L’école semble particulièrement débordée par les pressions communautaristes… a-t-elle les moyens de lutter ?
C’est très difficile de porter un diagnostic d’ensemble, car les situations sont extrêmement contrastées : dans la grande majorité des établissements, le sujet n’existe pas ou de façon résiduelle. En revanche, dans les établissements situés dans les zones que je viens de citer, le quotidien est en effet parfois éprouvant. Cela étant, tant au niveau des équipes pédagogiques que des services académiques, j’ai l’impression qu’on a fait beaucoup de progrès dans la détection, le signalement et le traitement. Il reste deux points à mon avis perfectibles : la formation des personnels enseignants et non enseignants, qui reste insuffisante ; et le suivi du secteur périscolaire, qui dépend d’ailleurs des municipalités et non de l’Éducation nationale.

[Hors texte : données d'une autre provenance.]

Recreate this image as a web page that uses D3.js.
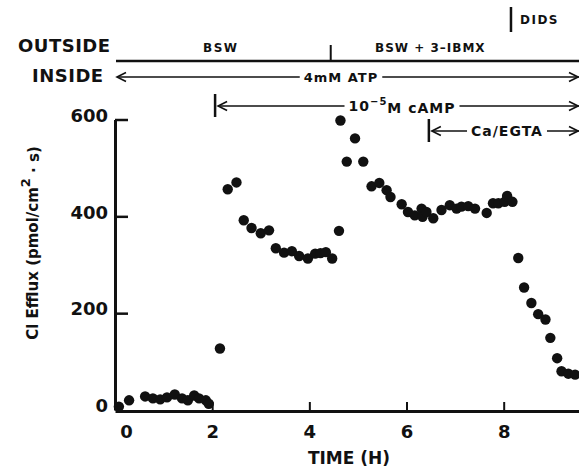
<!DOCTYPE html>
<html>
<head>
<meta charset="utf-8">
<script src="https://cdn.jsdelivr.net/npm/d3@7"></script>
<style>
  body { margin: 0; background: #fff; }
  svg text { font-family: "DejaVu Sans", sans-serif; font-weight: bold; fill: #111; }
</style>
</head>
<body>
<div id="chart"></div>
<script>
// data: time in hours, Cl efflux in pmol/cm2.s
var timeH = [0.08, 0.29, 0.62, 0.78, 0.93, 1.07, 1.23, 1.38, 1.50, 1.63, 1.73, 1.87, 1.93,
  2.16, 2.32, 2.50, 2.65, 2.81, 3.00, 3.17, 3.31, 3.48, 3.64, 3.79, 3.97, 4.12, 4.23, 4.34, 4.47, 4.61,
  4.64, 4.77, 4.94, 5.11, 5.28, 5.44, 5.59, 5.67, 5.90, 6.03, 6.17, 6.31, 6.33, 6.41, 6.55, 6.72,
  6.89, 7.03, 7.13, 7.27, 7.41, 7.65, 7.78, 7.89, 8.02, 8.07, 8.18,
  8.30, 8.42, 8.57, 8.71, 8.86, 8.96, 9.10, 9.19, 9.33, 9.47];
var efflux = [7, 20, 28, 24, 22, 26, 32, 24, 20, 30, 24, 20, 13,
  127, 456, 470, 392, 376, 365, 371, 334, 325, 328, 318, 313, 323, 324, 326, 313, 370,
  598, 513, 561, 513, 462, 469, 454, 440, 425, 409, 402, 416, 399, 409, 396, 413,
  423, 416, 420, 421, 416, 407, 427, 427, 430, 442, 430,
  314, 253, 221, 198, 187, 149, 107, 80, 75, 73];

var xTicks = [0, 2, 4, 6, 8];
var yTicks = [0, 200, 400, 600];

// treatment times (h)
var ibmxStart = 4.44;
var campStart = 2.06;
var egtaStart = 6.46;
var didsTime = 8.15;

var width = 579, height = 467;

var x = d3.scaleLinear().domain([0, 9.55]).range([115, 579]);
var y = d3.scaleLinear().domain([0, 600]).range([410, 119.5]);

var svg = d3.select("#chart").append("svg")
  .attr("width", width)
  .attr("height", height);

// y axis, ticks pointing inward
var yAxis = svg.append("g")
  .attr("transform", "translate(" + x(0) + ",0)")
  .call(d3.axisLeft(y).tickValues(yTicks).tickSize(-13).tickSizeOuter(0).tickPadding(7));
yAxis.select(".domain").attr("stroke", "#111").attr("stroke-width", 3);
yAxis.selectAll(".tick line").attr("stroke", "#111").attr("stroke-width", 2.5);
yAxis.selectAll(".tick text").attr("font-size", 18).attr("dy", "0.1em");
yAxis.selectAll(".tick").filter(function(d) { return d === 0; }).select("line").remove();

// x axis
var xAxis = svg.append("g")
  .attr("transform", "translate(0," + (y(0) + 1) + ")")
  .call(d3.axisBottom(x).tickValues(xTicks).tickSize(-9).tickSizeOuter(0).tickPadding(14));
xAxis.select(".domain").attr("stroke", "#111").attr("stroke-width", 3);
xAxis.selectAll(".tick line").attr("stroke", "#111").attr("stroke-width", 2);
xAxis.selectAll(".tick text").attr("font-size", 18);
xAxis.selectAll(".tick").filter(function(d) { return d === 0; })
  .select("text").attr("dx", 11);
xAxis.selectAll(".tick").filter(function(d) { return d === 0; }).select("line").remove();

svg.append("text")
  .attr("x", 349).attr("y", 458)
  .attr("text-anchor", "middle").attr("dy", "0.35em")
  .attr("font-size", 17)
  .text("TIME (H)");

var yl = svg.append("text")
  .attr("transform", "translate(33,243) rotate(-90)")
  .attr("text-anchor", "middle").attr("dy", "0.35em")
  .attr("font-size", 15);
yl.append("tspan").text("Cl Efflux (pmol/cm");
yl.append("tspan").attr("dy", "-0.6em").attr("font-size", 13).text("2");
yl.append("tspan").attr("dy", "0.6em").text(" \u00b7 s)");

// points
svg.append("g").selectAll("circle")
  .data(timeH)
  .join("circle")
  .attr("cx", function(d) { return x(d); })
  .attr("cy", function(d, i) { return y(efflux[i]); })
  .attr("r", 5.2)
  .attr("fill", "#111");

// ---- annotations above the plot ----
function leftHead(g, px, py) {
  g.append("path")
    .attr("d", "M" + (px + 9) + "," + (py - 4.5) + "L" + px + "," + py + "L" + (px + 9) + "," + (py + 4.5))
    .attr("fill", "none").attr("stroke", "#111").attr("stroke-width", 1.6);
}
function rightHead(g, px, py) {
  g.append("path")
    .attr("d", "M" + (px - 9) + "," + (py - 4.5) + "L" + px + "," + py + "L" + (px - 9) + "," + (py + 4.5))
    .attr("fill", "none").attr("stroke", "#111").attr("stroke-width", 1.6);
}
function arrowLabel(parent, x0, x1, py, cx, label, size) {
  var g = parent.append("g");
  g.append("line")
    .attr("x1", x0).attr("x2", x1).attr("y1", py).attr("y2", py)
    .attr("stroke", "#111").attr("stroke-width", 1.6);
  var gap = g.append("rect").attr("fill", "#fff");
  var t = g.append("text")
    .attr("x", cx).attr("y", py).attr("dy", "0.35em")
    .attr("text-anchor", "middle")
    .attr("font-size", size).attr("letter-spacing", 1);
  label(t);
  var bb = t.node().getBBox();
  gap.attr("x", bb.x - 4).attr("y", py - 3).attr("width", bb.width + 8).attr("height", 6);
  leftHead(g, x0, py);
  rightHead(g, x1 - 1, py);
}

var ann = svg.append("g");

ann.append("text").attr("x", 18).attr("y", 46).attr("dy", "0.35em")
  .attr("font-size", 18).attr("letter-spacing", 0.5).text("OUTSIDE");
ann.append("text").attr("x", 32).attr("y", 76).attr("dy", "0.35em")
  .attr("font-size", 18).attr("letter-spacing", 0.5).text("INSIDE");

ann.append("text").attr("x", 203).attr("y", 48).attr("dy", "0.35em")
  .attr("font-size", 12).attr("letter-spacing", 1.5).text("BSW");
ann.append("text").attr("x", 375).attr("y", 48).attr("dy", "0.35em")
  .attr("font-size", 12).attr("letter-spacing", 1).text("BSW + 3\u2013IBMX");

ann.append("line")
  .attr("x1", x(0) + 1).attr("x2", width).attr("y1", 61).attr("y2", 61)
  .attr("stroke", "#111").attr("stroke-width", 2.5);
ann.append("line")
  .attr("x1", x(ibmxStart)).attr("x2", x(ibmxStart)).attr("y1", 45).attr("y2", 61)
  .attr("stroke", "#111").attr("stroke-width", 2);

// DIDS marker
ann.append("line")
  .attr("x1", x(didsTime)).attr("x2", x(didsTime)).attr("y1", 7).attr("y2", 32)
  .attr("stroke", "#111").attr("stroke-width", 2.5);
ann.append("text").attr("x", x(didsTime) + 9).attr("y", 20).attr("dy", "0.35em")
  .attr("font-size", 12).attr("letter-spacing", 1.5).text("DIDS");

// 4mM ATP
arrowLabel(ann, x(0) + 2, width, 77, 341, function(t) { t.text("4mM ATP"); }, 13);

// cAMP
ann.append("line")
  .attr("x1", x(campStart)).attr("x2", x(campStart)).attr("y1", 94).attr("y2", 117)
  .attr("stroke", "#111").attr("stroke-width", 2.5);
arrowLabel(ann, x(campStart) + 3, width, 106, 402, function(t) {
  t.append("tspan").text("10");
  t.append("tspan").attr("dy", "-0.55em").attr("font-size", 10).text("\u22125");
  t.append("tspan").attr("dy", "0.55em").text("M cAMP");
}, 14);

// Ca/EGTA
ann.append("line")
  .attr("x1", x(egtaStart)).attr("x2", x(egtaStart)).attr("y1", 119).attr("y2", 142)
  .attr("stroke", "#111").attr("stroke-width", 2.5);
arrowLabel(ann, x(egtaStart) + 3, width, 131, 507, function(t) { t.text("Ca/EGTA"); }, 14);
</script>
</body>
</html>
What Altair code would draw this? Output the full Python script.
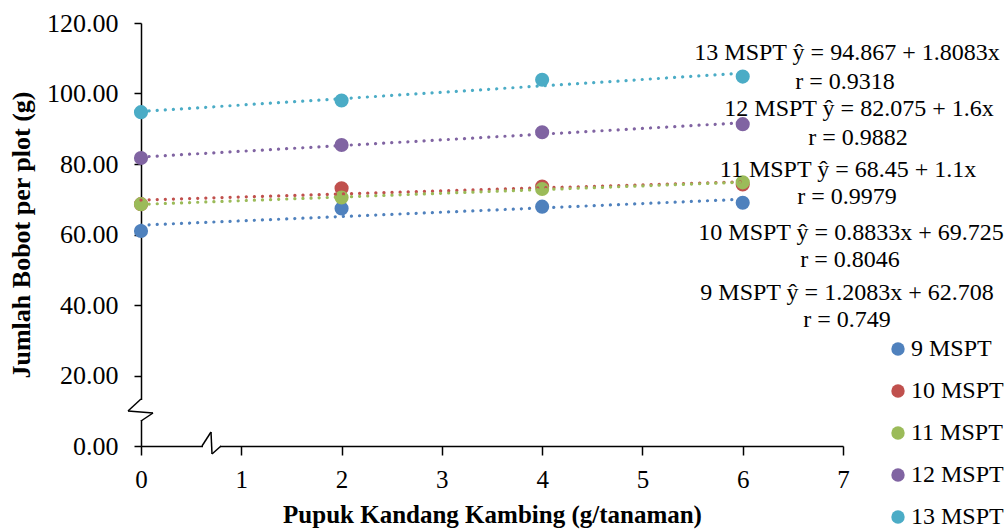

Faut-il changer les lois pour permettre une meilleure prise en charge de ces questions ou la législation actuelle peut-elle suffire ?
C’est un domaine dans lequel on a déjà beaucoup légiféré, sans toujours rechercher au préalable à utiliser pleinement les ressources juridiques existantes. Ainsi, la loi de janvier 1936 relative à la dissolution des associations est très peu utilisée, et souvent très tardivement par rapport à la commission des faits ; de la même façon, certains articles du titre V de la loi de 1905 relatifs à la police des cultes ne sont jamais actionnés – par exemple l’interdiction de tenir des discours politiques dans un lieu de culte. Mais certaines améliorations sont possibles, en effet. Par exemple, sur certains dossiers d’écoles privées hors contrat dont j’ai eu connaissance, il semble que les moyens d’investigation des inspecteurs de l’Éducation nationale, par exemple pour vérifier le niveau des élèves, ne sont toujours pas suffisants, malgré les récentes améliorations apportées par la proposition de loi Gatel.
Mais le principal problème, ce n’est pas le manque d’outil, mais le manque de vision globale. L’approche de ces phénomènes reste excessivement cloisonnée entre prévention et répression, entre un traitement du « bas de spectre » qui se tient souvent dans un juridisme étroit et une approche par trop lénifiante de la réalité, et un traitement du « haut de spectre », concentré sur les menaces les plus dangereuses, mais qui s’alimente insuffisamment des signaux faibles que les acteurs de la prévention sont à même de capter. Pour cela, l’État a tout intérêt à davantage partager les informations, comme il commence à le faire, en direction des maires, par des procédures de confidentialité.
Il y a aussi d’énormes progrès à faire en matière de formation. Pour le moment, ce qu’on fait relève du bricolage, et dans certains cas de l’imposture. Les agents de terrain sentent qu’il y a beaucoup de flottement sur ces questions de la part de l’encadrement, parce que la « ligne du parti » n’est pas claire, entre lutte déterminée contre l’islamisme et vivre-ensemblisme de bon aloi. En la matière, le « en même temps » ne marche pas.